- Material provided:
________________________________________

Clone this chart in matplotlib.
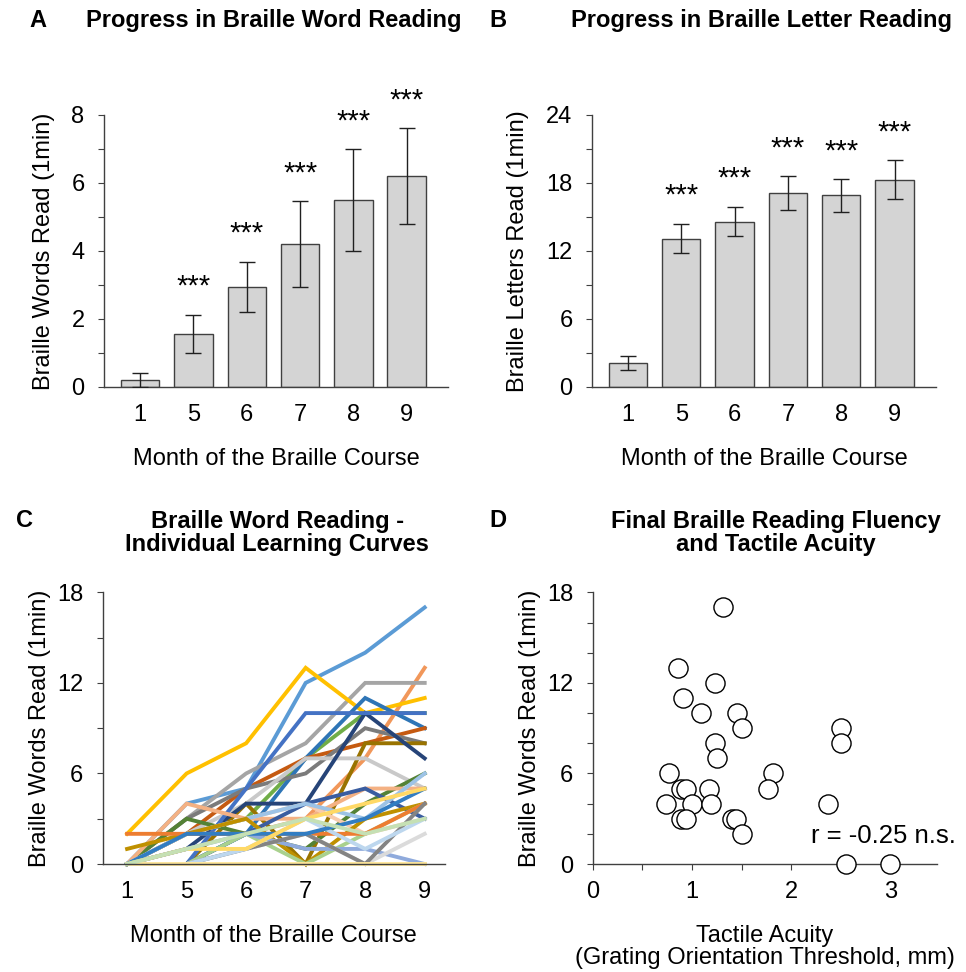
import matplotlib
matplotlib.use("Agg")
import matplotlib.pyplot as plt

plt.rcParams['font.family'] = ['Liberation Sans', 'DejaVu Sans']

# Panel A/B: group means and error bars per course month
months = ['1', '5', '6', '7', '8', '9']
word_mean = [0.2, 1.56, 2.95, 4.2, 5.5, 6.2]
word_err = [0.2, 0.57, 0.74, 1.26, 1.5, 1.42]
letter_mean = [2.1, 13.1, 14.6, 17.1, 16.9, 18.3]
letter_err = [0.6, 1.3, 1.3, 1.5, 1.45, 1.7]
word_sig = ['', '***', '***', '***', '***', '***']
letter_sig = ['', '***', '***', '***', '***', '***']

# Panel C: individual curves (words read at months 1,5,6,7,8,9)
curves = [
    [0, 4, 5, 12, 14, 17],
    [0, 2, 2, 3, 7, 13],
    [0, 3, 6, 8, 12, 12],
    [2, 6, 8, 13, 10, 11],
    [0, 2, 3, 7, 10, 10],
    [0, 0, 2, 7, 11, 9],
    [0, 2, 5, 7, 8, 9],
    [0, 3, 5, 6, 9, 8],
    [0, 0, 4, 0, 8, 8],
    [0, 2, 4, 7, 7, 5],
    [0, 1, 4, 4, 10, 7],
    [0, 0, 5, 10, 10, 10],
    [0, 3, 2, 1, 4, 6],
    [0, 4, 3, 3, 5, 5],
    [0, 2, 3, 4, 2, 3],
    [0, 0, 2, 4, 5, 3],
    [0, 2, 3, 4, 3, 6],
    [1, 2, 3, 0, 3, 4],
    [0, 0, 2, 0, 2, 4],
    [2, 2, 2, 2, 2, 4],
    [0, 1, 2, 1, 1, 0],
    [0, 0, 1, 2, 0, 2],
    [0, 0, 1, 2, 0, 4],
    [0, 0, 1, 3, 1, 3],
    [0, 2, 2, 2, 3, 5],
    [0, 1, 1, 3, 4, 5],
    [0, 0, 0, 0, 0, 0],
    [0, 1, 2, 3, 2, 3],
]
curve_colors = ['#5b9bd5', '#f1975a', '#a5a5a5', '#ffc000', '#70ad47', '#2e75b6',
                '#c55a11', '#7b7b7b', '#997300', '#c9c9c9', '#264478', '#4472c4',
                '#548235', '#f4b183', '#f8cbad', '#3a5da0', '#9dc3e6', '#bf9000',
                '#a9d18e', '#ed7d31', '#8faadc', '#dbdbdb', '#848484', '#bdd7ee',
                '#327dc2', '#ffd966', '#ffe699', '#c5e0b4']

# Panel D: acuity threshold vs final words read
acuity = [1.31, 0.855, 1.23, 0.905, 1.09, 1.455, 1.505, 2.505, 2.505, 1.235,
          1.25, 0.765, 1.815, 1.765, 0.89, 0.94, 1.17, 0.74, 1.0, 1.19,
          2.37, 0.89, 0.94, 1.40, 1.445, 1.5, 2.55, 3.0]
final_words = [17, 13, 12, 11, 10, 10, 9, 9, 8, 8,
               7, 6, 6, 5, 5, 5, 5, 4, 4, 4,
               4, 3, 3, 3, 3, 2, 0, 0]

AX = '#404040'
FS = 17


def style_axes(ax):
    for s in ['top', 'right']:
        ax.spines[s].set_visible(False)
    for s in ['left', 'bottom']:
        ax.spines[s].set_color(AX)
        ax.spines[s].set_linewidth(1.0)
    ax.tick_params(axis='y', direction='out', length=4, color=AX, labelsize=FS, pad=10)
    ax.tick_params(axis='x', length=0, labelsize=FS, pad=12)


def bar_panel(ax, means, errs, sig, ymax, step, ylabel, lpad):
    x = list(range(len(months)))
    ax.bar(x, means, width=0.72, color='#d4d4d4', edgecolor=AX, linewidth=1.0, zorder=2)
    ax.errorbar(x, means, yerr=errs, fmt='none', ecolor='#202020', elinewidth=1.0,
                capsize=6, capthick=1.0, zorder=3)
    for xi, m, e, s in zip(x, means, errs, sig):
        if s:
            ax.annotate(s, xy=(xi, m + e), xytext=(0, 20), textcoords='offset points',
                        ha='center', va='center', fontsize=21)
    ax.set_xlim(-0.675, 5.775)
    ax.set_ylim(0, ymax)
    ax.set_xticks(x)
    ax.set_xticklabels(months)
    ticks = [i * step / 2 for i in range(0, int(2 * ymax / step) + 1)]
    ax.set_yticks(ticks)
    ax.set_yticklabels([('%g' % t) if i % 2 == 0 else '' for i, t in enumerate(ticks)])
    ax.set_ylabel(ylabel, fontsize=FS, labelpad=lpad)
    ax.set_xlabel('Month of the Braille Course', fontsize=FS, labelpad=16)
    style_axes(ax)


fig = plt.figure(figsize=(9.66, 9.72), dpi=100)

axA = fig.add_axes([0.1077, 0.6019, 0.3561, 0.2798])
bar_panel(axA, word_mean, word_err, word_sig, 8, 2, 'Braille Words Read (1min)', 12)

axB = fig.add_axes([0.6128, 0.6019, 0.3561, 0.2798])
bar_panel(axB, letter_mean, letter_err, letter_sig, 24, 6, 'Braille Letters Read (1min)', 12.5)

# Panel C
axC = fig.add_axes([0.1063, 0.1111, 0.3543, 0.2795])
xs = list(range(len(months)))
for vals, col in zip(curves, curve_colors):
    axC.plot(xs, vals, color=col, linewidth=2.8, solid_joinstyle='miter', clip_on=False)
axC.set_xlim(-0.41, 5.34)
axC.set_ylim(0, 18)
axC.set_xticks(xs)
axC.set_xticklabels(months)
axC.set_yticks(range(0, 19, 3))
axC.set_yticklabels(['0', '', '6', '', '12', '', '18'])
axC.set_ylabel('Braille Words Read (1min)', fontsize=FS, labelpad=4)
axC.set_xlabel('Month of the Braille Course', fontsize=FS, labelpad=16)
style_axes(axC)

# Panel D
axD = fig.add_axes([0.6136, 0.1111, 0.3564, 0.2795])
axD.scatter(acuity, final_words, s=190, facecolor='white', edgecolor='black',
            linewidth=1.0, zorder=4, clip_on=False)
axD.set_xlim(0, 3.47)
axD.set_ylim(0, 18)
axD.set_xticks([i * 0.5 for i in range(7)])
axD.set_xticklabels(['0', '', '1', '', '2', '', '3'])
axD.set_yticks(range(0, 19, 2))
axD.set_yticklabels([str(v) if v % 6 == 0 else '' for v in range(0, 19, 2)])
axD.set_ylabel('Braille Words Read (1min)', fontsize=FS, labelpad=4)
axD.set_xlabel('Tactile Acuity\n(Grating Orientation Threshold, mm)', fontsize=FS,
               labelpad=16, linespacing=1.0)
style_axes(axD)
axD.tick_params(axis='x', direction='out', length=4, color=AX, pad=8)
axD.text(2.2, 1.85, 'r = -0.25 n.s.', fontsize=18.5, ha='left', va='center')

# Titles and panel letters
fig.text(0.283, 0.979, 'Progress in Braille Word Reading', fontsize=FS,
         fontweight='bold', ha='center', va='center')
fig.text(0.788, 0.979, 'Progress in Braille Letter Reading', fontsize=FS,
         fontweight='bold', ha='center', va='center')
fig.text(0.287, 0.452, 'Braille Word Reading -\nIndividual Learning Curves', fontsize=FS,
         fontweight='bold', ha='center', va='center', linespacing=1.0)
fig.text(0.803, 0.452, 'Final Braille Reading Fluency\nand Tactile Acuity', fontsize=FS,
         fontweight='bold', ha='center', va='center', linespacing=1.0)
fig.text(0.039, 0.979, 'A', fontsize=FS, fontweight='bold', ha='center', va='center')
fig.text(0.515, 0.979, 'B', fontsize=FS, fontweight='bold', ha='center', va='center')
fig.text(0.025, 0.464, 'C', fontsize=FS, fontweight='bold', ha='center', va='center')
fig.text(0.515, 0.464, 'D', fontsize=FS, fontweight='bold', ha='center', va='center')

fig.savefig('out.png', dpi=100)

________________________________________

Leave out any pictures and return exactly the lines from the beginning of the data through the line with "letter_sig = ['', '***', '***', '***', '***', '***']", inclusive.

Clone this chart in matplotlib.
import matplotlib
matplotlib.use("Agg")
import matplotlib.pyplot as plt

plt.rcParams['font.family'] = ['Liberation Sans', 'DejaVu Sans']

# Panel A/B: group means and error bars per course month
months = ['1', '5', '6', '7', '8', '9']
word_mean = [0.2, 1.56, 2.95, 4.2, 5.5, 6.2]
word_err = [0.2, 0.57, 0.74, 1.26, 1.5, 1.42]
letter_mean = [2.1, 13.1, 14.6, 17.1, 16.9, 18.3]
letter_err = [0.6, 1.3, 1.3, 1.5, 1.45, 1.7]
word_sig = ['', '***', '***', '***', '***', '***']
letter_sig = ['', '***', '***', '***', '***', '***']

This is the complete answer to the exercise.